First off, we were meant to be going to London (they don't usually let bumpkins like us there, so we have to sneak in up the Thames wearing fake moustaches). Unfortunately the snow had blocked the river as well as all the roads, so there was no chance of us attending the party (which was possibly lucky, as we've sort of forgotten how to behave at parties, being generally encrusted from head to toe in baby regurgitate and only able to talk about the consistency of Lumpy's latest poo. We get a lot of invitations, as you can imagine).
But, even more pressingly, we had to rescue a turkey. Well, not rescue it, exactly, but grab it, shove an apple up its arse, and stuff it in an oven, before ruthlessly eating it to death with a group of our closest friends. And that turkey was currently a 45 minute drive away on certain-death inducing snow roads from hell. But Mr Badger, like the brave turkey-collecting superhero that he is, laughed in the face of this suicidal mission, strapped on his thermals, and threw himself into the blizzard. Actually, it wasn't really snowing that much when he left, but by golly it started coming down pretty soon after, and it wasn't pretty. Well, actually, it was very pretty, but that's not the point. It was darned dangerous. And he managed to hunt that turkey down, grab it, shove it in the car boot, and get both himself and the aforementioned foul safely back home, in order to be roasted to within an inch of its life.
So then I had to do my bit. I gave Lumpy what may well have been his final feed, before donning ski jacket, wellies, and woolly hat, and casting myself upon the snowy wastes. Destination: Cowley Centre.
Oh yes. Cowley Centre. Where I was going to attempt to buy all of the other early Christmas dinner essentials, like sausages wrapped in bacon, an organic sprout tree (they have to be on a tree. That's the rule), enough mince pies to sink a battleship, and emergency packs of frozen roast potatoes, just in case ours went pear-shaped (all sorts of freakish things happen in our kitchen, including potatoes transforming into fruit. The turkey'll probably end up looking like a wombat. Just you wait and see).
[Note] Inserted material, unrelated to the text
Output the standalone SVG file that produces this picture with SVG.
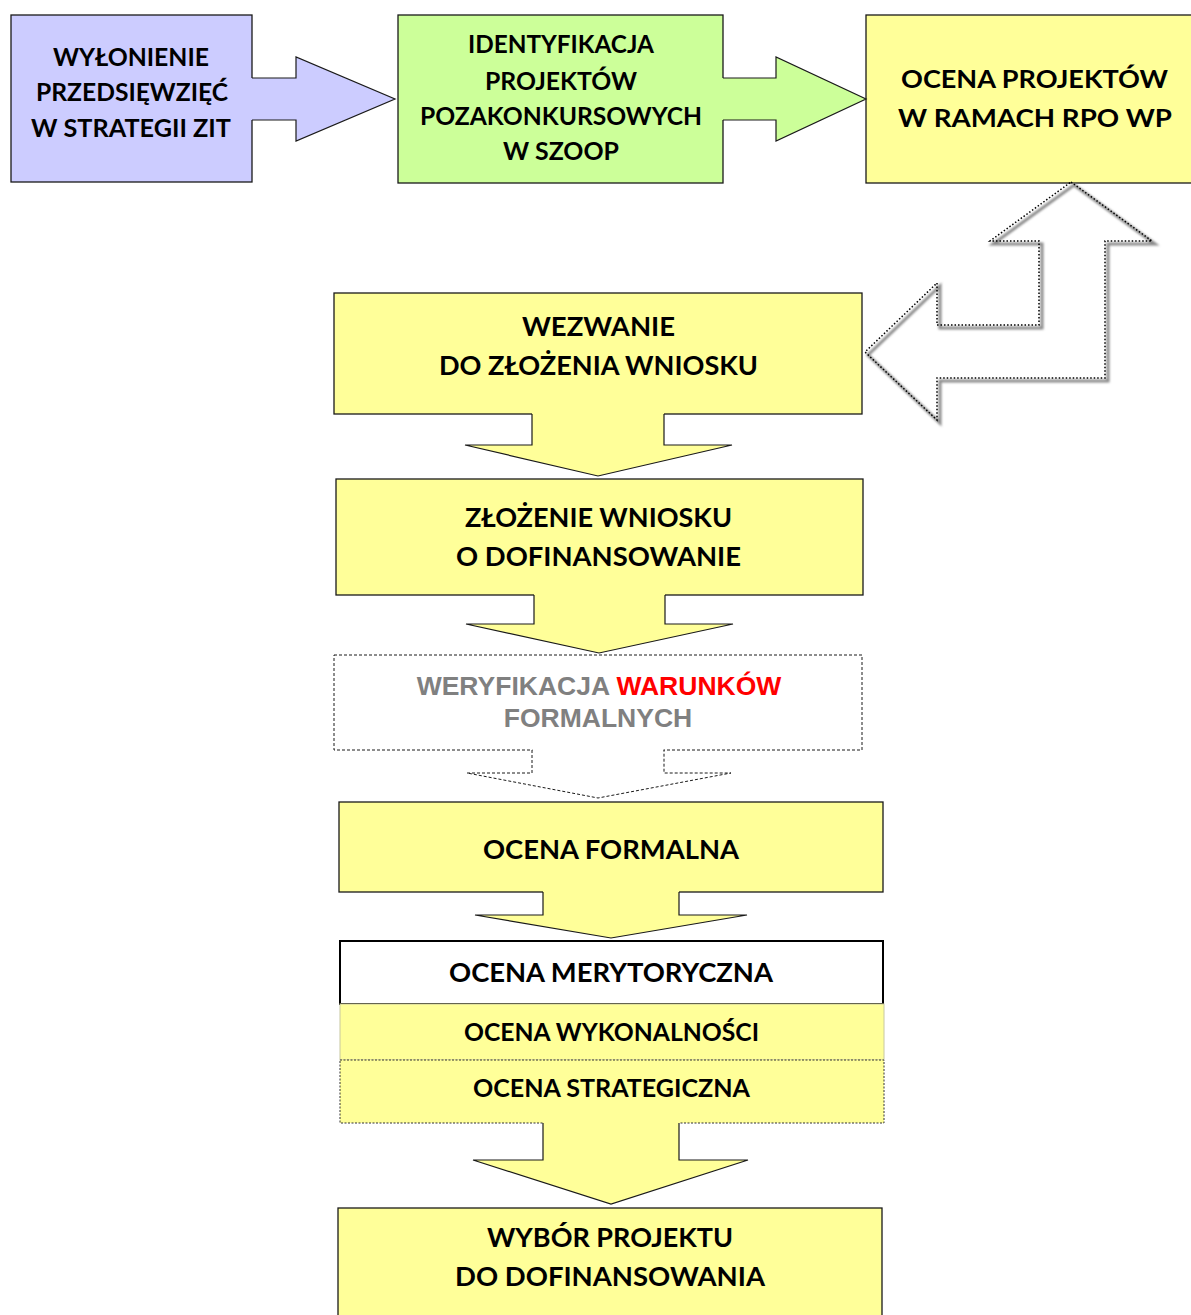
<svg xmlns="http://www.w3.org/2000/svg" width="1191" height="1315" viewBox="0 0 1191 1315">
<style>
.box{stroke:#1a1a1a;stroke-width:1.3}
.t{font-family:Lato,"Noto Sans","DejaVu Sans",sans-serif;font-weight:bold;fill:#000;text-anchor:middle}
.g{font-family:"Liberation Sans",Arial,sans-serif;font-weight:bold;font-size:26.5px;fill:#808080;text-anchor:middle}
.edge{fill:none;stroke:#1a1a1a;stroke-width:1.2;stroke-linejoin:miter}
.y{fill:#ffff99}
</style>
<defs>
<filter id="blur" x="-10%" y="-10%" width="120%" height="120%"><feGaussianBlur stdDeviation="0.8"/></filter>
</defs>
<rect width="1191" height="1315" fill="#ffffff"/>

<g id="node-wylonienie">
  <rect class="box" x="11" y="15" width="241" height="167" fill="#ccccff"/>
  <text class="t" font-size="24" x="131" y="66" textLength="156" lengthAdjust="spacingAndGlyphs">WYŁONIENIE</text>
  <text class="t" font-size="24" x="132" y="101" textLength="192" lengthAdjust="spacingAndGlyphs">PRZEDSIĘWZIĘĆ</text>
  <text class="t" font-size="24" x="131" y="137" textLength="200" lengthAdjust="spacingAndGlyphs">W STRATEGII ZIT</text>
</g>

<g id="node-identyfikacja">
  <rect class="box" x="398" y="15" width="325" height="168" fill="#ccff99"/>
  <text class="t" font-size="24" x="561" y="53" textLength="186" lengthAdjust="spacingAndGlyphs">IDENTYFIKACJA</text>
  <text class="t" font-size="24" x="561" y="90" textLength="152" lengthAdjust="spacingAndGlyphs">PROJEKTÓW</text>
  <text class="t" font-size="24" x="561" y="125" textLength="282" lengthAdjust="spacingAndGlyphs">POZAKONKURSOWYCH</text>
  <text class="t" font-size="24" x="561" y="160" textLength="116" lengthAdjust="spacingAndGlyphs">W SZOOP</text>
</g>

<g id="node-ocena-projektow">
  <rect class="box" x="866" y="15" width="337" height="168" fill="#ffff99"/>
  <text class="t" font-size="25" x="1034.5" y="88" textLength="267" lengthAdjust="spacingAndGlyphs">OCENA PROJEKTÓW</text>
  <text class="t" font-size="25" x="1035" y="127" textLength="274" lengthAdjust="spacingAndGlyphs">W RAMACH RPO WP</text>
</g>

<g id="node-wezwanie">
  <rect class="box y" x="334" y="293" width="528" height="121"/>
  <text class="t" font-size="26" x="598.5" y="336" textLength="153" lengthAdjust="spacingAndGlyphs">WEZWANIE</text>
  <text class="t" font-size="26" x="598.5" y="375" textLength="319" lengthAdjust="spacingAndGlyphs">DO ZŁOŻENIA WNIOSKU</text>
</g>

<g id="node-zlozenie">
  <rect class="box y" x="336" y="479" width="527" height="116"/>
  <text class="t" font-size="26" x="598.5" y="527" textLength="267" lengthAdjust="spacingAndGlyphs">ZŁOŻENIE WNIOSKU</text>
  <text class="t" font-size="26" x="598.5" y="566" textLength="285" lengthAdjust="spacingAndGlyphs">O DOFINANSOWANIE</text>
</g>

<g id="node-weryfikacja">
  <rect x="334" y="655" width="528" height="95" fill="#ffffff" stroke="#1a1a1a" stroke-width="1" stroke-dasharray="3,2"/>
  <text class="g" x="599" y="695">WERYFIKACJA <tspan fill="#ff0000">WARUNKÓW</tspan></text>
  <text class="g" x="598" y="727">FORMALNYCH</text>
</g>

<g id="node-ocena-formalna">
  <rect class="box y" x="339" y="802" width="544" height="90"/>
  <text class="t" font-size="26" x="611" y="859" textLength="256" lengthAdjust="spacingAndGlyphs">OCENA FORMALNA</text>
</g>

<g id="node-ocena-merytoryczna">
  <rect x="340" y="941" width="543" height="63" fill="#ffffff" stroke="#000" stroke-width="2"/>
  <text class="t" font-size="26" x="611" y="982" textLength="324" lengthAdjust="spacingAndGlyphs">OCENA MERYTORYCZNA</text>
</g>

<g id="node-ocena-wykonalnosci">
  <rect x="340" y="1004" width="544" height="56" fill="#ffff99" stroke="#c8c8a0" stroke-width="1"/>
  <text class="t" font-size="24" x="611.5" y="1041" textLength="295" lengthAdjust="spacingAndGlyphs">OCENA WYKONALNOŚCI</text>
</g>

<g id="node-ocena-strategiczna">
  <rect x="340" y="1060" width="544" height="63" fill="#ffff99" stroke="#333" stroke-width="1" stroke-dasharray="2,1.5"/>
  <text class="t" font-size="24" x="611.5" y="1097" textLength="277" lengthAdjust="spacingAndGlyphs">OCENA STRATEGICZNA</text>
</g>

<g id="node-wybor">
  <rect class="box y" x="338" y="1208" width="544" height="112"/>
  <text class="t" font-size="26" x="610" y="1247" textLength="246" lengthAdjust="spacingAndGlyphs">WYBÓR PROJEKTU</text>
  <text class="t" font-size="26" x="610" y="1286" textLength="310" lengthAdjust="spacingAndGlyphs">DO DOFINANSOWANIA</text>
</g>

<g id="connectors">
  <polygon fill="#ccccff" points="251,78 296,78 296,57 395,99 296,141 296,120 251,120"/>
  <polyline class="edge" points="252,78 296,78 296,57 395,99 296,141 296,120 252,120"/>
  <polygon fill="#ccff99" points="722,78 776,78 776,57 866,99 776,141 776,120 722,120"/>
  <polyline class="edge" points="723,78 776,78 776,57 866,99 776,141 776,120 723,120"/>
  <!-- bent return arrow -->
  <polygon fill="none" stroke="#8a8a8a" stroke-width="3" filter="url(#blur)" points="1074,185 1155,244 1108,244 1108,381 940,381 940,423 868,355 940,286 940,328 1042,328 1042,244 993,244"/>
  <polygon fill="none" stroke="#000" stroke-width="1.5" stroke-dasharray="1.5,2" points="1071,182 1152,241 1105,241 1105,378 937,378 937,420 865,352 937,283 937,325 1039,325 1039,241 990,241"/>
  <!-- down arrows -->
  <polygon class="y" points="532,413 664,413 664,445 732,445 598,476 465,445 532,445"/>
  <polyline class="edge" points="532,414 532,445 465,445 598,476 732,445 664,445 664,414"/>
  <polygon class="y" points="534,594 665,594 665,624 733,624 599,653 466,624 534,624"/>
  <polyline class="edge" points="534,595 534,624 466,624 599,653 733,624 665,624 665,595"/>
  <polygon fill="#ffffff" points="532.5,749 663.5,749 663.5,773 731,773 598,798 467,773 532.5,773"/>
  <polyline fill="none" stroke="#1a1a1a" stroke-width="1" stroke-dasharray="3,2" points="532,750 532,773 467,773 598,798 731,773 664,773 664,750"/>
  <polygon class="y" points="543,891 679,891 679,915 747,915 611,938 475,915 543,915"/>
  <polyline class="edge" points="543,892 543,915 475,915 611,938 747,915 679,915 679,892"/>
  <polygon class="y" points="543,1122 679,1122 679,1160 748,1160 611,1204 473,1160 543,1160"/>
  <polyline class="edge" points="543,1123 543,1160 473,1160 611,1204 748,1160 679,1160 679,1123"/>
</g>
</svg>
Knowing what a chav palace Cowley Centre is, I feared that this mission could be just as suicidal as, and pitifully less successful than, Mr Badger's turkey hunt. No doubt we would all end up eating turkey twizzlers, deep-fried sprouts, and Dairylea cheese slices. And our friends would never talk to us again, or want to come round to dinner, and we'd be social pariahs for the rest of our lives and never get to leave the house again, meaning Lumpy would grow webbed feet and be only able to talk in squeaks and grunts through lack of social contact.
The scene outdoors was desolate, with only a few other brave souls sinking up to their knees in snowdrifts and falling off the kerb into the path of sliding buses in their desperate attempts to reach Iceland and the wonder of fifteen different varieties of moulded frozen pig products in a plastic sack for just £1.99. But I was heartened to see that the driver of this glorious specimen of chavmobile had made it out and safely to its essential destination. The pub.
Check out the spoiler on that baby. Rwwwoooooaaaaar.
Somehow I got to Cowley-a-rama, and, even more miraculously, managed to find everything on my Christmas dinner essentials list (as well as some really-not-essentials, such as raspberries and blueberries. My concept of seasonality seems to go out of the window at the first whiff of death-by-snowdrift). Thank the lord for Co-op and its middle-class leanings. Witness the haul in all its glory and utter unnecessaryness:
I rapidly realized I was going to actually have to carry all of the crap that I'd bought back through the ever-increasing blizzard. The Badger residence, in all its snowy glory, has never looked so welcoming.
And I was delighted to see that we now had a ski slope rather than a set of stairs. Now, that'll impress the visitors.
I was, of course, welcomed with open arms and much rejoicing by the rather more sensible members of the household, who had opted not to venture out of the house.
Wot?
Oh hi, boob lady. You get that milks I ordered? Now moves your frozen selfs away from me. Iz colds.
Oh hi, boob lady. You get that milks I ordered? Now moves your frozen selfs away from me. Iz colds.
PS: Apologies to any readers living in countries where you get proper snow. We are quite aware of our British patheticness at getting so very excited over a couple of inches. Humour me on this one. Or humor me, if you prefer.